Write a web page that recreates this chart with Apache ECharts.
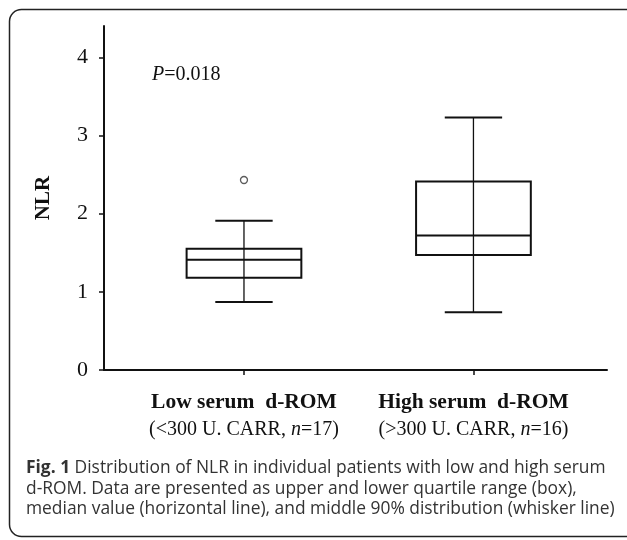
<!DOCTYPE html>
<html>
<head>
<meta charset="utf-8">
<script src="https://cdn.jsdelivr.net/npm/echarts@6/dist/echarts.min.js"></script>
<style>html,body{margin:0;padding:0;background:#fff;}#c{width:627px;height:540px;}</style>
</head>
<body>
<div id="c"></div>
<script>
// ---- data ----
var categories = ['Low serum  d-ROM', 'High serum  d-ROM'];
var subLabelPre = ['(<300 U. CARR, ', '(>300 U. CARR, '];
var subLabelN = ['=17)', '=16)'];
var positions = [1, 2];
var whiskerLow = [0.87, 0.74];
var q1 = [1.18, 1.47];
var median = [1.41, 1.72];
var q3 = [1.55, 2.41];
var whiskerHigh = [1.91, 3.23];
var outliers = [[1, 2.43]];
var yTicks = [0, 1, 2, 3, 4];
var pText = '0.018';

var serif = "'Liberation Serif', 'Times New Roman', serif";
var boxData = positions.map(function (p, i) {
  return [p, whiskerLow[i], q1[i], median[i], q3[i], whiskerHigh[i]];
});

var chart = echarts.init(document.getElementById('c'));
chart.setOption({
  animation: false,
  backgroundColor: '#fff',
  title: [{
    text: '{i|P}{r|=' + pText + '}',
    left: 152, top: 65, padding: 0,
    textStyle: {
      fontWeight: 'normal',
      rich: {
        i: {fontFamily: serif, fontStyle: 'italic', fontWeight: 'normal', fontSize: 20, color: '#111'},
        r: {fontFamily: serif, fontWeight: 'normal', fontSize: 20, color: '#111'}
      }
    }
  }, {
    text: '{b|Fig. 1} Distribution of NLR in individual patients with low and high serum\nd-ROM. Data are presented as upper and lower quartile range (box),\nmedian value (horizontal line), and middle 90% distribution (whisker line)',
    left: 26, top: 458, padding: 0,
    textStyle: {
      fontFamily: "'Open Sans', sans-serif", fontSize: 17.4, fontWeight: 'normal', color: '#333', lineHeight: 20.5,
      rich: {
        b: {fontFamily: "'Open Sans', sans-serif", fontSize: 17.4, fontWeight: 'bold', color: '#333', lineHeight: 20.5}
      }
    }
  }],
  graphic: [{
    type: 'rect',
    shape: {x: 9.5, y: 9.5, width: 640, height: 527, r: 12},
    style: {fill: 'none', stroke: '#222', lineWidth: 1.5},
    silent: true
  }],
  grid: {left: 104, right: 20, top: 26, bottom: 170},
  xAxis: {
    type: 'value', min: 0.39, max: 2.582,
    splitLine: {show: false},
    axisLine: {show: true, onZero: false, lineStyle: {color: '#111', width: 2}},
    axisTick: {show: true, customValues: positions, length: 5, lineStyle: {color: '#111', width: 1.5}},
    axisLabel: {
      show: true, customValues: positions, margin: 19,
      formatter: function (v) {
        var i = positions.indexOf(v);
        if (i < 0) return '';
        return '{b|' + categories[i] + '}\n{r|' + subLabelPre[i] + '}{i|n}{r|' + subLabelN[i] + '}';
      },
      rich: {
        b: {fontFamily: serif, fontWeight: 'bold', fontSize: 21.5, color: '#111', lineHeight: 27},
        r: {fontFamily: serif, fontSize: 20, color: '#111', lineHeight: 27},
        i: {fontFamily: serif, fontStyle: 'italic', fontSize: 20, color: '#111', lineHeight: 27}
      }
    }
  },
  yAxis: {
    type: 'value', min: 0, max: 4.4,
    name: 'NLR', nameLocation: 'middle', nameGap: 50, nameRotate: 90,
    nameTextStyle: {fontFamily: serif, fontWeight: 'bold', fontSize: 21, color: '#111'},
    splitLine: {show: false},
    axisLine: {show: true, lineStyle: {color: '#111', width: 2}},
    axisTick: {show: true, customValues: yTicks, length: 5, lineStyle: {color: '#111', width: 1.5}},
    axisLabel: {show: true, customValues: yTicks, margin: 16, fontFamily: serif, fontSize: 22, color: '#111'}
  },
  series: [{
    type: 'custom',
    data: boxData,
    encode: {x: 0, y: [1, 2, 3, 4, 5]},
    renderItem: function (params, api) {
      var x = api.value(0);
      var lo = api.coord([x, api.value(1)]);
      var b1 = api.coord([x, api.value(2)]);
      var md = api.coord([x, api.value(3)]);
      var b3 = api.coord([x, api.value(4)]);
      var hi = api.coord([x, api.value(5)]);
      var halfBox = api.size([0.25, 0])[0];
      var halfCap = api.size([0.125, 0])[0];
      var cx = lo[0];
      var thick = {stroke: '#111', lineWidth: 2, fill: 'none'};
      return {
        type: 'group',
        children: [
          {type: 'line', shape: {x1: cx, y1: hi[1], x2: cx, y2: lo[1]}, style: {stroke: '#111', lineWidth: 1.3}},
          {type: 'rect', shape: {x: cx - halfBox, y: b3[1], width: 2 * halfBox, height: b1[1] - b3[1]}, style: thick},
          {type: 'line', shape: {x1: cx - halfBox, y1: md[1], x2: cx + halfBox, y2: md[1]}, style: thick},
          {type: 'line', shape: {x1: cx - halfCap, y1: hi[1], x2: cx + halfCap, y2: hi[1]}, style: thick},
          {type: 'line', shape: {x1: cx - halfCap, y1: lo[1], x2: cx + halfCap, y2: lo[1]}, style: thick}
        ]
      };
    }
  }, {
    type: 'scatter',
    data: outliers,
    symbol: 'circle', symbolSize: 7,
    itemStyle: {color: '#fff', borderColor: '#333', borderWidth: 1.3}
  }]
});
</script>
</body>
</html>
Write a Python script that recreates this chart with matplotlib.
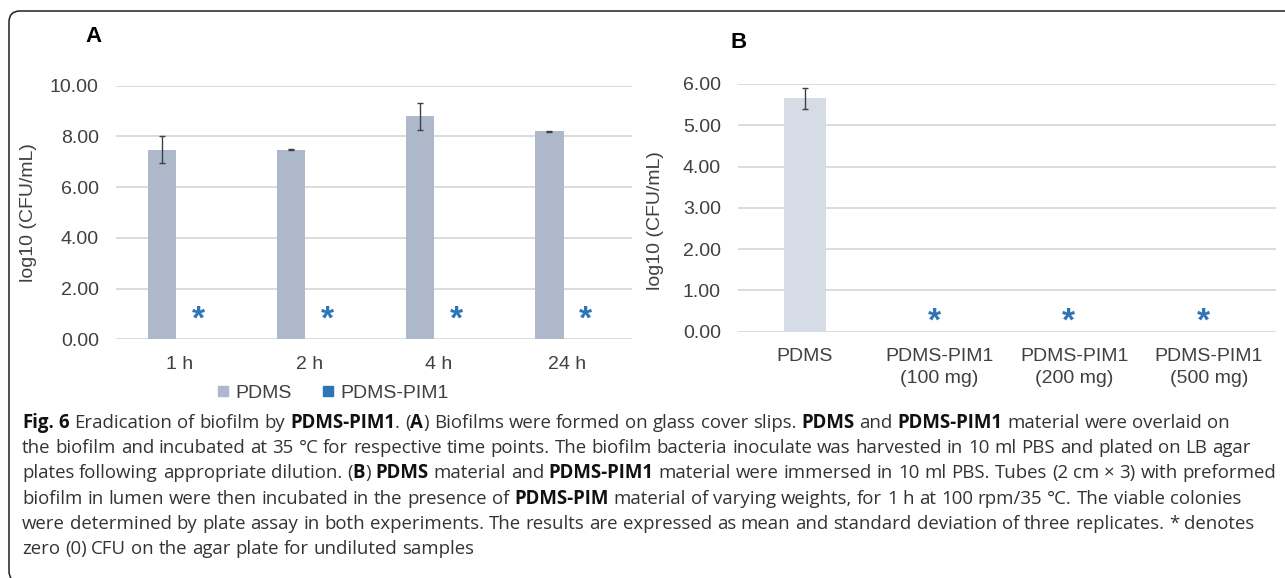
————
- **Exercise requirements**
Leave the pictures out and reproduce each record exactly as written.

- **Exercise solution**
Write a web page that recreates this chart with Apache ECharts.
<!DOCTYPE html>
<html>
<head>
<meta charset="utf-8">
<script src="https://cdn.jsdelivr.net/npm/echarts@6/dist/echarts.min.js"></script>
<style>html,body{margin:0;padding:0;background:#fff;}#c{width:627px;height:540px;}</style>
</head>
<body>
<div id="c"></div>
<script>
// ---- data ----
var categories = ['Low serum  d-ROM', 'High serum  d-ROM'];
var subLabelPre = ['(<300 U. CARR, ', '(>300 U. CARR, '];
var subLabelN = ['=17)', '=16)'];
var positions = [1, 2];
var whiskerLow = [0.87, 0.74];
var q1 = [1.18, 1.47];
var median = [1.41, 1.72];
var q3 = [1.55, 2.41];
var whiskerHigh = [1.91, 3.23];
var outliers = [[1, 2.43]];
var yTicks = [0, 1, 2, 3, 4];
var pText = '0.018';

var serif = "'Liberation Serif', 'Times New Roman', serif";
var boxData = positions.map(function (p, i) {
  return [p, whiskerLow[i], q1[i], median[i], q3[i], whiskerHigh[i]];
});

var chart = echarts.init(document.getElementById('c'));
chart.setOption({
  animation: false,
  backgroundColor: '#fff',
  title: [{
    text: '{i|P}{r|=' + pText + '}',
    left: 152, top: 65, padding: 0,
    textStyle: {
      fontWeight: 'normal',
      rich: {
        i: {fontFamily: serif, fontStyle: 'italic', fontWeight: 'normal', fontSize: 20, color: '#111'},
        r: {fontFamily: serif, fontWeight: 'normal', fontSize: 20, color: '#111'}
      }
    }
  }, {
    text: '{b|Fig. 1} Distribution of NLR in individual patients with low and high serum\nd-ROM. Data are presented as upper and lower quartile range (box),\nmedian value (horizontal line), and middle 90% distribution (whisker line)',
    left: 26, top: 458, padding: 0,
    textStyle: {
      fontFamily: "'Open Sans', sans-serif", fontSize: 17.4, fontWeight: 'normal', color: '#333', lineHeight: 20.5,
      rich: {
        b: {fontFamily: "'Open Sans', sans-serif", fontSize: 17.4, fontWeight: 'bold', color: '#333', lineHeight: 20.5}
      }
    }
  }],
  graphic: [{
    type: 'rect',
    shape: {x: 9.5, y: 9.5, width: 640, height: 527, r: 12},
    style: {fill: 'none', stroke: '#222', lineWidth: 1.5},
    silent: true
  }],
  grid: {left: 104, right: 20, top: 26, bottom: 170},
  xAxis: {
    type: 'value', min: 0.39, max: 2.582,
    splitLine: {show: false},
    axisLine: {show: true, onZero: false, lineStyle: {color: '#111', width: 2}},
    axisTick: {show: true, customValues: positions, length: 5, lineStyle: {color: '#111', width: 1.5}},
    axisLabel: {
      show: true, customValues: positions, margin: 19,
      formatter: function (v) {
        var i = positions.indexOf(v);
        if (i < 0) return '';
        return '{b|' + categories[i] + '}\n{r|' + subLabelPre[i] + '}{i|n}{r|' + subLabelN[i] + '}';
      },
      rich: {
        b: {fontFamily: serif, fontWeight: 'bold', fontSize: 21.5, color: '#111', lineHeight: 27},
        r: {fontFamily: serif, fontSize: 20, color: '#111', lineHeight: 27},
        i: {fontFamily: serif, fontStyle: 'italic', fontSize: 20, color: '#111', lineHeight: 27}
      }
    }
  },
  yAxis: {
    type: 'value', min: 0, max: 4.4,
    name: 'NLR', nameLocation: 'middle', nameGap: 50, nameRotate: 90,
    nameTextStyle: {fontFamily: serif, fontWeight: 'bold', fontSize: 21, color: '#111'},
    splitLine: {show: false},
    axisLine: {show: true, lineStyle: {color: '#111', width: 2}},
    axisTick: {show: true, customValues: yTicks, length: 5, lineStyle: {color: '#111', width: 1.5}},
    axisLabel: {show: true, customValues: yTicks, margin: 16, fontFamily: serif, fontSize: 22, color: '#111'}
  },
  series: [{
    type: 'custom',
    data: boxData,
    encode: {x: 0, y: [1, 2, 3, 4, 5]},
    renderItem: function (params, api) {
      var x = api.value(0);
      var lo = api.coord([x, api.value(1)]);
      var b1 = api.coord([x, api.value(2)]);
      var md = api.coord([x, api.value(3)]);
      var b3 = api.coord([x, api.value(4)]);
      var hi = api.coord([x, api.value(5)]);
      var halfBox = api.size([0.25, 0])[0];
      var halfCap = api.size([0.125, 0])[0];
      var cx = lo[0];
      var thick = {stroke: '#111', lineWidth: 2, fill: 'none'};
      return {
        type: 'group',
        children: [
          {type: 'line', shape: {x1: cx, y1: hi[1], x2: cx, y2: lo[1]}, style: {stroke: '#111', lineWidth: 1.3}},
          {type: 'rect', shape: {x: cx - halfBox, y: b3[1], width: 2 * halfBox, height: b1[1] - b3[1]}, style: thick},
          {type: 'line', shape: {x1: cx - halfBox, y1: md[1], x2: cx + halfBox, y2: md[1]}, style: thick},
          {type: 'line', shape: {x1: cx - halfCap, y1: hi[1], x2: cx + halfCap, y2: hi[1]}, style: thick},
          {type: 'line', shape: {x1: cx - halfCap, y1: lo[1], x2: cx + halfCap, y2: lo[1]}, style: thick}
        ]
      };
    }
  }, {
    type: 'scatter',
    data: outliers,
    symbol: 'circle', symbolSize: 7,
    itemStyle: {color: '#fff', borderColor: '#333', borderWidth: 1.3}
  }]
});
</script>
</body>
</html>
Write a Python script that recreates this chart with matplotlib.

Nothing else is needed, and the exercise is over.